§ Task description
Every line of the material below must be repeated exactly.

§ Provided material
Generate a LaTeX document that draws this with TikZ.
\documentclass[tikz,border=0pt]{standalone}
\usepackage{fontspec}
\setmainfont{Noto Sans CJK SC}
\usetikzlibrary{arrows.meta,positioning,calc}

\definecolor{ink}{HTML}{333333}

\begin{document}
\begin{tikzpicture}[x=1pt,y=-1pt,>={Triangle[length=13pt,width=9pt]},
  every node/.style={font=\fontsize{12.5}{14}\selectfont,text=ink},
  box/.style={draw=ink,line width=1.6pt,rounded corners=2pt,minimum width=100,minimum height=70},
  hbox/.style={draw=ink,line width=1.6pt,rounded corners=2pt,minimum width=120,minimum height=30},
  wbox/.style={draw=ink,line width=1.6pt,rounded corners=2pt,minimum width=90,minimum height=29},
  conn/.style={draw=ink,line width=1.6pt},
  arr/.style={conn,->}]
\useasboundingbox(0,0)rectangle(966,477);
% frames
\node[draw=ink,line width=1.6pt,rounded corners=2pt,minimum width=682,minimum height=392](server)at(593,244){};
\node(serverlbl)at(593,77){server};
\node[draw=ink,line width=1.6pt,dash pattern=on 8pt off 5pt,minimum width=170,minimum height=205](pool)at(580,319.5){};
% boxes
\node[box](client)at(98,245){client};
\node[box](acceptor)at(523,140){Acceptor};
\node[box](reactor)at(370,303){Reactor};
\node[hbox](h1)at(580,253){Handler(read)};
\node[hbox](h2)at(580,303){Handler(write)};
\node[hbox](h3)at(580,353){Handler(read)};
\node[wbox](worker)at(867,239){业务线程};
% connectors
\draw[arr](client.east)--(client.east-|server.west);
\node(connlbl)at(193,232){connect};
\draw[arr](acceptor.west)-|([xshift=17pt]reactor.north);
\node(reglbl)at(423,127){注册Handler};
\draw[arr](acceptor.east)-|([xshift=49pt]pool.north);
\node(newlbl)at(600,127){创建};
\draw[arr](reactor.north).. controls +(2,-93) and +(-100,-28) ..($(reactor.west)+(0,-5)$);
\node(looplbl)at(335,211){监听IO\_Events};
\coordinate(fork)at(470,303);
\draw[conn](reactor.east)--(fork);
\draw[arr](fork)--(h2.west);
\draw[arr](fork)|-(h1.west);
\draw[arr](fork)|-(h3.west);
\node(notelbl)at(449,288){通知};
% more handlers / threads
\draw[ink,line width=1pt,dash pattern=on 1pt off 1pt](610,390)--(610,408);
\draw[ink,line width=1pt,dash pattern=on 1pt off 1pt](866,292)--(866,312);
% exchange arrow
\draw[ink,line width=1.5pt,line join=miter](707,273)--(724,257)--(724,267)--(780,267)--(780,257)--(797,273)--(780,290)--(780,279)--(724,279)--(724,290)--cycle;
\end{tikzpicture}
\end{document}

§ Task output
Generate a LaTeX document that draws this with TikZ.
\documentclass[tikz,border=0pt]{standalone}
\usepackage{fontspec}
\setmainfont{Noto Sans CJK SC}
\usetikzlibrary{arrows.meta,positioning,calc}

\definecolor{ink}{HTML}{333333}

\begin{document}
\begin{tikzpicture}[x=1pt,y=-1pt,>={Triangle[length=13pt,width=9pt]},
  every node/.style={font=\fontsize{12.5}{14}\selectfont,text=ink},
  box/.style={draw=ink,line width=1.6pt,rounded corners=2pt,minimum width=100,minimum height=70},
  hbox/.style={draw=ink,line width=1.6pt,rounded corners=2pt,minimum width=120,minimum height=30},
  wbox/.style={draw=ink,line width=1.6pt,rounded corners=2pt,minimum width=90,minimum height=29},
  conn/.style={draw=ink,line width=1.6pt},
  arr/.style={conn,->}]
\useasboundingbox(0,0)rectangle(966,477);
% frames
\node[draw=ink,line width=1.6pt,rounded corners=2pt,minimum width=682,minimum height=392](server)at(593,244){};
\node(serverlbl)at(593,77){server};
\node[draw=ink,line width=1.6pt,dash pattern=on 8pt off 5pt,minimum width=170,minimum height=205](pool)at(580,319.5){};
% boxes
\node[box](client)at(98,245){client};
\node[box](acceptor)at(523,140){Acceptor};
\node[box](reactor)at(370,303){Reactor};
\node[hbox](h1)at(580,253){Handler(read)};
\node[hbox](h2)at(580,303){Handler(write)};
\node[hbox](h3)at(580,353){Handler(read)};
\node[wbox](worker)at(867,239){业务线程};
% connectors
\draw[arr](client.east)--(client.east-|server.west);
\node(connlbl)at(193,232){connect};
\draw[arr](acceptor.west)-|([xshift=17pt]reactor.north);
\node(reglbl)at(423,127){注册Handler};
\draw[arr](acceptor.east)-|([xshift=49pt]pool.north);
\node(newlbl)at(600,127){创建};
\draw[arr](reactor.north).. controls +(2,-93) and +(-100,-28) ..($(reactor.west)+(0,-5)$);
\node(looplbl)at(335,211){监听IO\_Events};
\coordinate(fork)at(470,303);
\draw[conn](reactor.east)--(fork);
\draw[arr](fork)--(h2.west);
\draw[arr](fork)|-(h1.west);
\draw[arr](fork)|-(h3.west);
\node(notelbl)at(449,288){通知};
% more handlers / threads
\draw[ink,line width=1pt,dash pattern=on 1pt off 1pt](610,390)--(610,408);
\draw[ink,line width=1pt,dash pattern=on 1pt off 1pt](866,292)--(866,312);
% exchange arrow
\draw[ink,line width=1.5pt,line join=miter](707,273)--(724,257)--(724,267)--(780,267)--(780,257)--(797,273)--(780,290)--(780,279)--(724,279)--(724,290)--cycle;
\end{tikzpicture}
\end{document}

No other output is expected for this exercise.